Jean Nagai (2)You’ve seen Jean Nagai’s work around town.  He makes murals.  There’s one on the front of the Northern, another on the side of the Salon Refu, across the street from Trinacria, Fosbre, and Browsers Books.  The two murals don’t look alike.  The Northern’s features multiple splashes of loose paint; at Salon Refu, a taller building, the mural consists of huge geometric shapes resembling tipis and diamonds.

Unlike grafitti, mural works on buildings made with the permission of building owners are legal and more or less permanent.  For example, the Hiroshige “Great Wave” on the west wall of Childhood’s End Gallery was painted in 1978, before Jean Nagai was born.

Besides very large outdoor works, Nagai makes super-finicky smaller works on paper, superimposing white dots applied with correction-fluid pen onto flat colored backgrounds.  His pen allows him to exercise exacting control over the dots’ distribution.  The dots add up in various ways: sometimes illustrative – flowers, animals – and sometimes pure pattern, either geometric or evocative of natural forms.

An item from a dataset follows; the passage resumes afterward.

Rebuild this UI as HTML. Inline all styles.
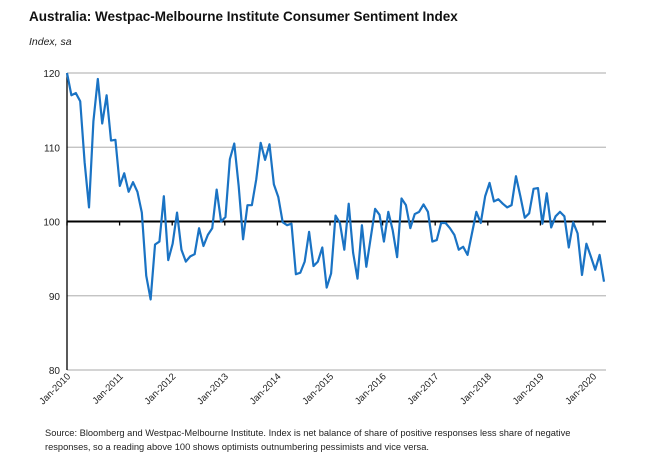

Nagai will be showing a series of these works at Salon Refu, 114 N Capitol, from December 5 through January 4, 2015.  There will be tote bags for sale a bit later in the month, as well as original works and color prints of them in smaller sizes.  In addition, Nagai and gallery owner Susan Christian will demonstrate batiking technique onsite, using molten wax on silk and cotton to produce dot-patterned equivalents of Nagai’s designs.  If you’re good, we may allow you to help.